*Exercise prompt*
Transcribe the listing exactly, leaving out every picture.

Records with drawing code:
** begin **
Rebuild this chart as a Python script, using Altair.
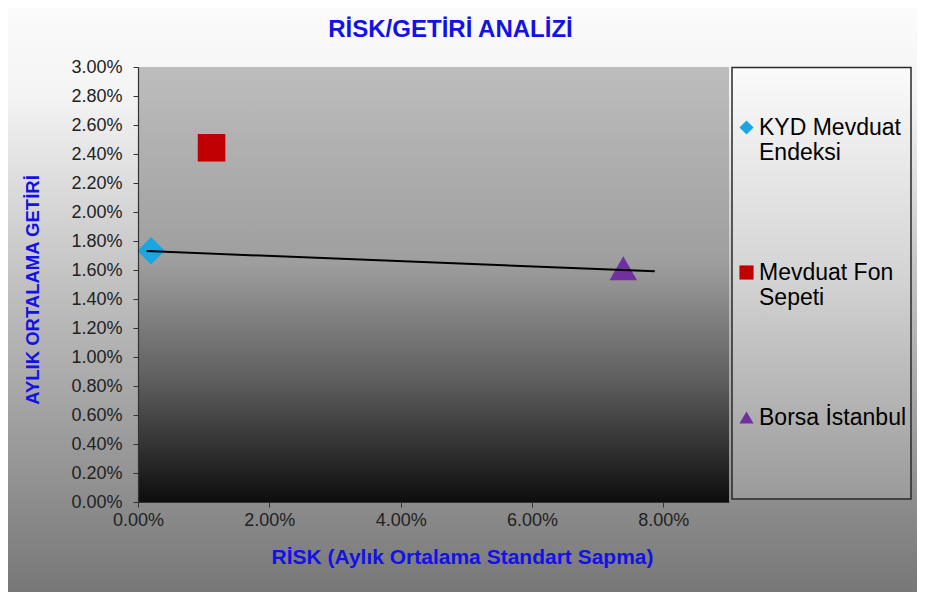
import altair as alt
import pandas as pd

# ---------------- data ----------------
series = ["KYD Mevduat Endeksi", "Mevduat Fon Sepeti", "Borsa İstanbul"]
risk = [0.0020, 0.0112, 0.0739]        # monthly std. deviation
ret = [0.01733, 0.02443, 0.01612]      # monthly average return
trend_x = [0.0013, 0.0787]
trend_y = [0.01731, 0.01591]
x_ticks = [0.0, 0.02, 0.04, 0.06, 0.08]
y_ticks = [0.0, 0.002, 0.004, 0.006, 0.008, 0.010, 0.012, 0.014, 0.016,
           0.018, 0.020, 0.022, 0.024, 0.026, 0.028, 0.030]
x_domain = [0.0, 0.09]
y_domain = [0.0, 0.03]
legend_lines = {
    "KYD Mevduat Endeksi": ["KYD Mevduat", "Endeksi"],
    "Mevduat Fon Sepeti": ["Mevduat Fon", "Sepeti"],
}

# ---------------- styles ----------------
shapes = ["diamond", "square", "triangle-up"]
colors = ["#1ba6e2", "#c00000", "#7030a0"]
BLUE = "#1212e6"
FONT = "Liberation Sans"
W, H = 591, 435
PAD = {"left": 130, "top": 59, "right": 188, "bottom": 90}

pts = pd.DataFrame({"series": series, "risk": risk, "ret": ret})
trend = pd.DataFrame({"risk": trend_x, "ret": trend_y})
one = pd.DataFrame({"a": [0]})
frame = pd.DataFrame({"risk": [x_domain[0]], "risk2": [x_domain[1]],
                      "ret": [y_domain[0]], "ret2": [y_domain[1]]})


def vgrad(stops):
    return alt.Gradient(
        gradient="linear", x1=0, x2=0, y1=0, y2=1,
        stops=[alt.GradientStop(color=c, offset=o) for o, c in stops],
    )


xscale = alt.Scale(domain=x_domain, nice=False, zero=False)
yscale = alt.Scale(domain=y_domain, nice=False, zero=False)

xaxis = alt.Axis(
    values=x_ticks, format=".2%", grid=False, zindex=1,
    labelFlush=False, labelOverlap=False,
    title="RİSK (Aylık Ortalama Standart Sapma)",
    titleX=324, titleY=55, titleBaseline="middle",
    titleColor=BLUE, titleFontSize=21, titleFontWeight="bold", titleFont=FONT,
    labelFont=FONT, labelFontSize=18, labelColor="#222222", labelPadding=4,
    tickColor="#333333", tickSize=5, domainColor="#333333", domainWidth=1.2,
)
yaxis = alt.Axis(
    values=y_ticks, format=".2%", grid=False, zindex=1,
    labelFlush=False, labelOverlap=False,
    title="AYLIK ORTALAMA GETİRİ",
    titleX=-106, titleY=H / 2 + 5, titleBaseline="middle", titleAngle=-90,
    titleColor=BLUE, titleFontSize=18.5, titleFontWeight="bold", titleFont=FONT,
    labelFont=FONT, labelFontSize=18, labelColor="#222222", labelPadding=11,
    tickColor="#333333", tickSize=5, domainColor="#333333", domainWidth=1.2,
)
X = alt.X("risk:Q", scale=xscale, axis=xaxis)
Y = alt.Y("ret:Q", scale=yscale, axis=yaxis)

# slide background (decoration)
page_bg = alt.Chart(one).mark_rect(
    fill=vgrad([(0, "#fbfbfb"), (0.15, "#f4f4f4"), (0.5, "#bdbdbd"), (1, "#777777")])
).encode(
    x=alt.value(-PAD["left"]), x2=alt.value(W + PAD["right"]),
    y=alt.value(-PAD["top"]), y2=alt.value(H + PAD["bottom"]),
)

# plot area background
plot_bg = alt.Chart(frame).mark_rect(
    fill=vgrad([(0, "#bdbdbd"), (0.45, "#9e9e9e"), (0.72, "#5e5e5e"), (1, "#0d0d0d")])
).encode(x=X, x2="risk2:Q", y=Y, y2="ret2:Q")

# legend box (decoration)
legend_box = alt.Chart(one).mark_rect(
    fill=vgrad([(0, "#fbfbfb"), (0.5, "#d2d2d2"), (1, "#9a9a9a")]),
    stroke="#2a2a2a", strokeWidth=1.5,
).encode(
    x=alt.value(W + 3), x2=alt.value(W + 182),
    y=alt.value(0.5), y2=alt.value(H - 3),
)

label_expr = " : ".join(
    [f"datum.label == '{k}' ? {v!r}" for k, v in legend_lines.items()]
) + " : datum.label"

points = alt.Chart(pts).mark_point(filled=True, opacity=1, size=760).encode(
    x=X, y=Y,
    color=alt.Color(
        "series:N", scale=alt.Scale(domain=series, range=colors),
        legend=alt.Legend(
            title=None, orient="none", legendX=W + 6, legendY=49,
            labelExpr=label_expr, labelFont=FONT, labelFontSize=23,
            labelColor="#000000", labelLimit=0,
            labelOffset=1, symbolSize=200, symbolStrokeWidth=0,
            rowPadding=96, padding=0, zindex=1,
        ),
    ),
    shape=alt.Shape("series:N", scale=alt.Scale(domain=series, range=shapes)),
)

line = alt.Chart(trend).mark_line(color="#000000", strokeWidth=2).encode(x=X, y=Y)

chart = alt.layer(page_bg, plot_bg, legend_box, points, line).properties(
    width=W, height=H,
    autosize=alt.AutoSizeParams(type="none"),
    padding=PAD,
    background="#ffffff",
    title=alt.TitleParams(
        "RİSK/GETİRİ ANALİZİ", anchor="middle", frame="group", dx=17,
        offset=-53, baseline="alphabetic", zindex=1,
        color=BLUE, fontSize=24, fontWeight="bold", font=FONT,
    ),
).configure_view(stroke=None)

chart.save("out.html", embed_options={"renderer": "svg", "actions": False})
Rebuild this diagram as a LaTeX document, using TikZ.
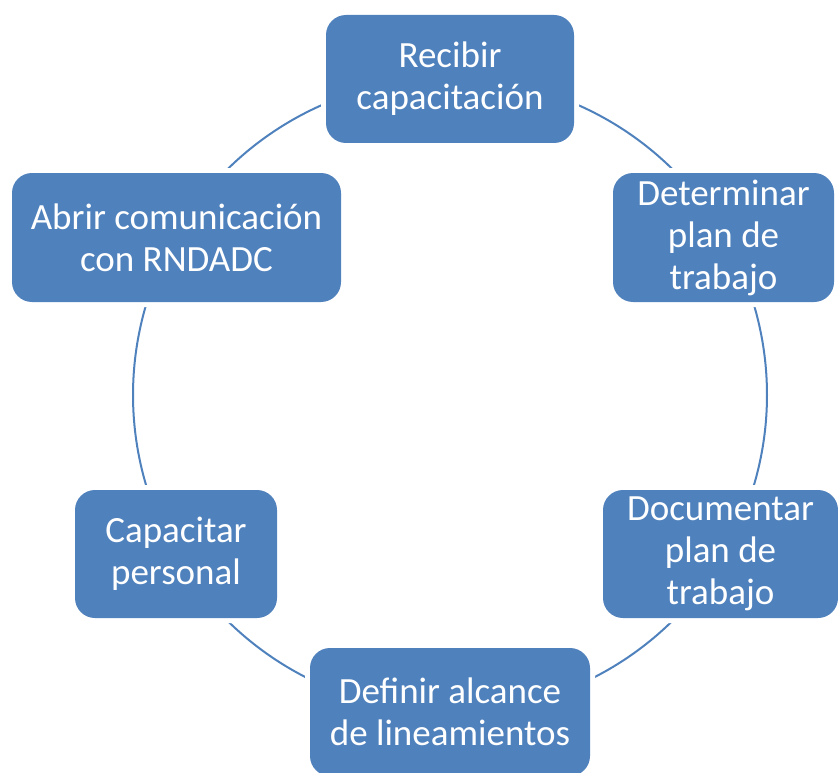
\documentclass[tikz,border=0pt]{standalone}
\usepackage{fontspec}
\setmainfont{Carlito}
\definecolor{boxblue}{HTML}{4F81BD}
\begin{document}
\begin{tikzpicture}[x=1pt,y=-1pt,
  cyclebox/.style={fill=boxblue, rounded corners=20pt, inner sep=0pt,
    preaction={draw=white, line width=10pt},
    text=white, align=center, font=\fontsize{37}{42}\selectfont},
  cyclearc/.style={draw=boxblue, line width=2pt}]
\useasboundingbox (0,0) rectangle (838,773);
\coordinate (C) at (450,395);
\foreach \a/\n in {-90/p1,-30/p2,30/p3,90/p4,150/p5,210/p6}
  \path (C) ++(\a:317) coordinate (\n);
% arcs between consecutive steps
\draw[cyclearc] (p1) arc[start angle=-90, end angle=-30, radius=317];
\draw[cyclearc] (p2) arc[start angle=-30, end angle=30, radius=317];
\draw[cyclearc] (p3) arc[start angle=30, end angle=90, radius=317];
\draw[cyclearc] (p4) arc[start angle=90, end angle=150, radius=317];
\draw[cyclearc] (p5) arc[start angle=150, end angle=210, radius=317];
\draw[cyclearc] (p6) arc[start angle=210, end angle=270, radius=317];
% boxes
\node[cyclebox, minimum width=248pt, minimum height=128pt] (n1) at (450,79)
  {Recibir\\capacitación};
\node[cyclebox, minimum width=221pt, minimum height=129pt] (n2) at (723.5,237.5)
  {Determinar\\plan de\\trabajo};
\node[cyclebox, minimum width=235pt, minimum height=128pt] (n3) at (720.5,554)
  {Documentar\\plan de\\trabajo};
\node[cyclebox, minimum width=280pt, minimum height=128pt] (n4) at (450,712)
  {Definir alcance\\de lineamientos};
\node[cyclebox, minimum width=202pt, minimum height=128pt] (n5) at (176,554)
  {Capacitar\\personal};
\node[cyclebox, minimum width=329pt, minimum height=129pt] (n6) at (176.5,237.5)
  {Abrir comunicación\\con RNDADC};
\end{tikzpicture}
\end{document}
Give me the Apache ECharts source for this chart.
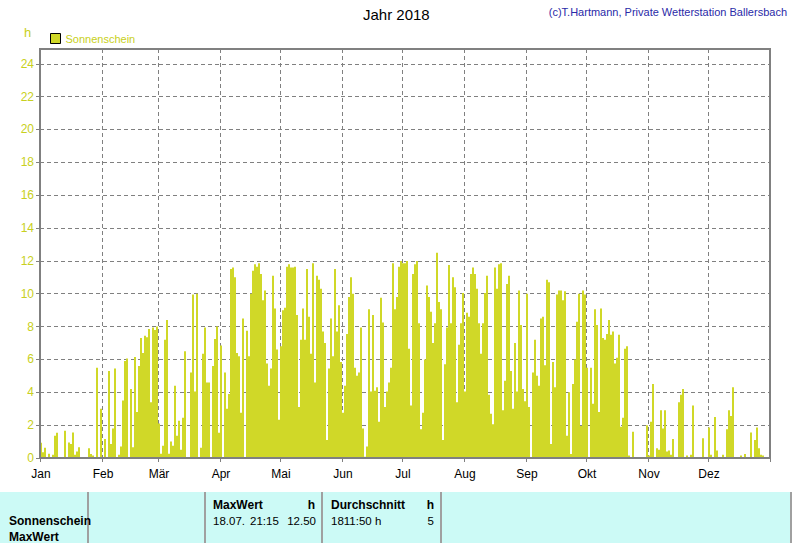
** end **
*Response*
Rebuild this chart as a Python script, using Altair.
import altair as alt
import pandas as pd

# ---------------- data ----------------
series = ["KYD Mevduat Endeksi", "Mevduat Fon Sepeti", "Borsa İstanbul"]
risk = [0.0020, 0.0112, 0.0739]        # monthly std. deviation
ret = [0.01733, 0.02443, 0.01612]      # monthly average return
trend_x = [0.0013, 0.0787]
trend_y = [0.01731, 0.01591]
x_ticks = [0.0, 0.02, 0.04, 0.06, 0.08]
y_ticks = [0.0, 0.002, 0.004, 0.006, 0.008, 0.010, 0.012, 0.014, 0.016,
           0.018, 0.020, 0.022, 0.024, 0.026, 0.028, 0.030]
x_domain = [0.0, 0.09]
y_domain = [0.0, 0.03]
legend_lines = {
    "KYD Mevduat Endeksi": ["KYD Mevduat", "Endeksi"],
    "Mevduat Fon Sepeti": ["Mevduat Fon", "Sepeti"],
}

# ---------------- styles ----------------
shapes = ["diamond", "square", "triangle-up"]
colors = ["#1ba6e2", "#c00000", "#7030a0"]
BLUE = "#1212e6"
FONT = "Liberation Sans"
W, H = 591, 435
PAD = {"left": 130, "top": 59, "right": 188, "bottom": 90}

pts = pd.DataFrame({"series": series, "risk": risk, "ret": ret})
trend = pd.DataFrame({"risk": trend_x, "ret": trend_y})
one = pd.DataFrame({"a": [0]})
frame = pd.DataFrame({"risk": [x_domain[0]], "risk2": [x_domain[1]],
                      "ret": [y_domain[0]], "ret2": [y_domain[1]]})


def vgrad(stops):
    return alt.Gradient(
        gradient="linear", x1=0, x2=0, y1=0, y2=1,
        stops=[alt.GradientStop(color=c, offset=o) for o, c in stops],
    )


xscale = alt.Scale(domain=x_domain, nice=False, zero=False)
yscale = alt.Scale(domain=y_domain, nice=False, zero=False)

xaxis = alt.Axis(
    values=x_ticks, format=".2%", grid=False, zindex=1,
    labelFlush=False, labelOverlap=False,
    title="RİSK (Aylık Ortalama Standart Sapma)",
    titleX=324, titleY=55, titleBaseline="middle",
    titleColor=BLUE, titleFontSize=21, titleFontWeight="bold", titleFont=FONT,
    labelFont=FONT, labelFontSize=18, labelColor="#222222", labelPadding=4,
    tickColor="#333333", tickSize=5, domainColor="#333333", domainWidth=1.2,
)
yaxis = alt.Axis(
    values=y_ticks, format=".2%", grid=False, zindex=1,
    labelFlush=False, labelOverlap=False,
    title="AYLIK ORTALAMA GETİRİ",
    titleX=-106, titleY=H / 2 + 5, titleBaseline="middle", titleAngle=-90,
    titleColor=BLUE, titleFontSize=18.5, titleFontWeight="bold", titleFont=FONT,
    labelFont=FONT, labelFontSize=18, labelColor="#222222", labelPadding=11,
    tickColor="#333333", tickSize=5, domainColor="#333333", domainWidth=1.2,
)
X = alt.X("risk:Q", scale=xscale, axis=xaxis)
Y = alt.Y("ret:Q", scale=yscale, axis=yaxis)

# slide background (decoration)
page_bg = alt.Chart(one).mark_rect(
    fill=vgrad([(0, "#fbfbfb"), (0.15, "#f4f4f4"), (0.5, "#bdbdbd"), (1, "#777777")])
).encode(
    x=alt.value(-PAD["left"]), x2=alt.value(W + PAD["right"]),
    y=alt.value(-PAD["top"]), y2=alt.value(H + PAD["bottom"]),
)

# plot area background
plot_bg = alt.Chart(frame).mark_rect(
    fill=vgrad([(0, "#bdbdbd"), (0.45, "#9e9e9e"), (0.72, "#5e5e5e"), (1, "#0d0d0d")])
).encode(x=X, x2="risk2:Q", y=Y, y2="ret2:Q")

# legend box (decoration)
legend_box = alt.Chart(one).mark_rect(
    fill=vgrad([(0, "#fbfbfb"), (0.5, "#d2d2d2"), (1, "#9a9a9a")]),
    stroke="#2a2a2a", strokeWidth=1.5,
).encode(
    x=alt.value(W + 3), x2=alt.value(W + 182),
    y=alt.value(0.5), y2=alt.value(H - 3),
)

label_expr = " : ".join(
    [f"datum.label == '{k}' ? {v!r}" for k, v in legend_lines.items()]
) + " : datum.label"

points = alt.Chart(pts).mark_point(filled=True, opacity=1, size=760).encode(
    x=X, y=Y,
    color=alt.Color(
        "series:N", scale=alt.Scale(domain=series, range=colors),
        legend=alt.Legend(
            title=None, orient="none", legendX=W + 6, legendY=49,
            labelExpr=label_expr, labelFont=FONT, labelFontSize=23,
            labelColor="#000000", labelLimit=0,
            labelOffset=1, symbolSize=200, symbolStrokeWidth=0,
            rowPadding=96, padding=0, zindex=1,
        ),
    ),
    shape=alt.Shape("series:N", scale=alt.Scale(domain=series, range=shapes)),
)

line = alt.Chart(trend).mark_line(color="#000000", strokeWidth=2).encode(x=X, y=Y)

chart = alt.layer(page_bg, plot_bg, legend_box, points, line).properties(
    width=W, height=H,
    autosize=alt.AutoSizeParams(type="none"),
    padding=PAD,
    background="#ffffff",
    title=alt.TitleParams(
        "RİSK/GETİRİ ANALİZİ", anchor="middle", frame="group", dx=17,
        offset=-53, baseline="alphabetic", zindex=1,
        color=BLUE, fontSize=24, fontWeight="bold", font=FONT,
    ),
).configure_view(stroke=None)

chart.save("out.html", embed_options={"renderer": "svg", "actions": False})
Rebuild this diagram as a LaTeX document, using TikZ.
\documentclass[tikz,border=0pt]{standalone}
\usepackage{fontspec}
\setmainfont{Carlito}
\definecolor{boxblue}{HTML}{4F81BD}
\begin{document}
\begin{tikzpicture}[x=1pt,y=-1pt,
  cyclebox/.style={fill=boxblue, rounded corners=20pt, inner sep=0pt,
    preaction={draw=white, line width=10pt},
    text=white, align=center, font=\fontsize{37}{42}\selectfont},
  cyclearc/.style={draw=boxblue, line width=2pt}]
\useasboundingbox (0,0) rectangle (838,773);
\coordinate (C) at (450,395);
\foreach \a/\n in {-90/p1,-30/p2,30/p3,90/p4,150/p5,210/p6}
  \path (C) ++(\a:317) coordinate (\n);
% arcs between consecutive steps
\draw[cyclearc] (p1) arc[start angle=-90, end angle=-30, radius=317];
\draw[cyclearc] (p2) arc[start angle=-30, end angle=30, radius=317];
\draw[cyclearc] (p3) arc[start angle=30, end angle=90, radius=317];
\draw[cyclearc] (p4) arc[start angle=90, end angle=150, radius=317];
\draw[cyclearc] (p5) arc[start angle=150, end angle=210, radius=317];
\draw[cyclearc] (p6) arc[start angle=210, end angle=270, radius=317];
% boxes
\node[cyclebox, minimum width=248pt, minimum height=128pt] (n1) at (450,79)
  {Recibir\\capacitación};
\node[cyclebox, minimum width=221pt, minimum height=129pt] (n2) at (723.5,237.5)
  {Determinar\\plan de\\trabajo};
\node[cyclebox, minimum width=235pt, minimum height=128pt] (n3) at (720.5,554)
  {Documentar\\plan de\\trabajo};
\node[cyclebox, minimum width=280pt, minimum height=128pt] (n4) at (450,712)
  {Definir alcance\\de lineamientos};
\node[cyclebox, minimum width=202pt, minimum height=128pt] (n5) at (176,554)
  {Capacitar\\personal};
\node[cyclebox, minimum width=329pt, minimum height=129pt] (n6) at (176.5,237.5)
  {Abrir comunicación\\con RNDADC};
\end{tikzpicture}
\end{document}
Give me the Apache ECharts source for this chart.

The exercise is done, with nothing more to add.